La fotografía de El año de las armas es un ejercicio de contención y violencia soterrada. No busca embellecer, sino revelar. Cada plano, cargado de grano y humedad, parece robado a una ciudad que emana tensión política en cada esquina. Roma, lejos de postales turísticas, se convierte aquí en un laberinto sombrío, donde las luces frías —neones, farolas, flashes periodísticos— recortan figuras humanas como si fueran espectros atrapados entre la Historia y el azar.
Frankenheimer apuesta por una puesta en escena seca, casi documental, pero atravesada por momentos de pura estilización emocional: la cámara lenta final, los encuadres fragmentados, los travellings nerviosos entre calles que huelen a plomo y miedo. Es cine que no adorna, pero conmueve. Cine donde cada objeto, cada muro, cada reflejo sobre el pavimento mojado, es parte del lenguaje del poder, de la amenaza, del fuego ideológico. Y en medio de todo, el espectador: atrapado entre las sombras de un tiempo que aún no ha terminado de pasar.
La Roma que muestra el film no es postal, ni decorado: es un organismo nervioso, desgastado, enfermo. La ciudad de 1978, con sus muros sucios, sus coches desvencijados y sus edificios institucionales empapados de tensión, se convierte en otro personaje más. Hay algo en esa recreación ochentera de los setenta que le confiere un sabor irrepetible. Una atmósfera sucia y viva, muy alejada del cine digital plastificado de nuestros días.

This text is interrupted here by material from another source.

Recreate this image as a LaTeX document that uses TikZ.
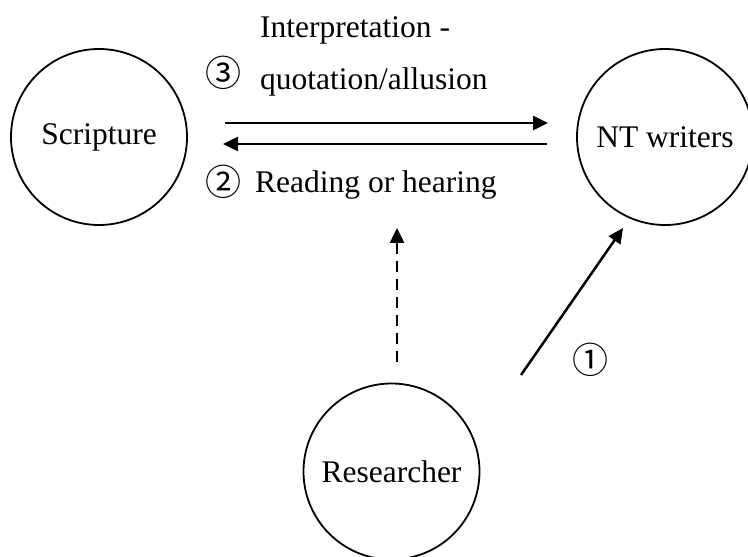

Y es que El año de las armas pertenece a una época en que el cine político no era discurso, sino relato. Frankenheimer, como Friedkin, Schlesinger o el primer Scorsese, no pretendía educar al espectador ni colocar pancartas: se limitaba a contar una historia con toda la crudeza y complejidad que exigía. Si hay ideología, es la que transpiran los personajes, no la que impone la cámara. Y eso, hoy, es casi revolucionario.
El reparto cumple con precisión: Andrew McCarthy como el americano atrapado en su propia ficción; Valeria Golino aportando una calidez ambigua; y una Sharon Stone fascinante, aún no domesticada por Hollywood, cuya presencia atraviesa la pantalla con una mezcla de ferocidad y elegancia. Incluso en los secundarios —como John Pankow— hay ese tono de veracidad funcional, tan propio del mejor cine político.
¿Por qué, entonces, esta película no existe?
¿Por qué no figura en los listados, en las ediciones restauradas, en las plataformas, en los ciclos temáticos?
¿Quizás porque su verdad aún duele? ¿Porque habla de una Europa que preferimos no mirar? ¿O porque, simplemente, nunca tuvo una campaña adecuada y fue devorada por el ruido mediático de los años 90?

Sea cual sea la causa, la realidad es una: El año de las armas es una obra mayor. Una pieza de cine maduro, afilado, brutal, que merece ser recuperada. Es una película que te agarra por el cuello desde el primer plano y no te suelta hasta que entiendes que el terror no es un género, sino una época. Y que a veces, el cine más urgente no es el que se proyecta, sino el que se pierde.
Recuperarla no es solo un acto cinéfilo: es un deber político.
Porque hay películas que desaparecen… y otras que simplemente fueron demasiado reales para ser admitidas.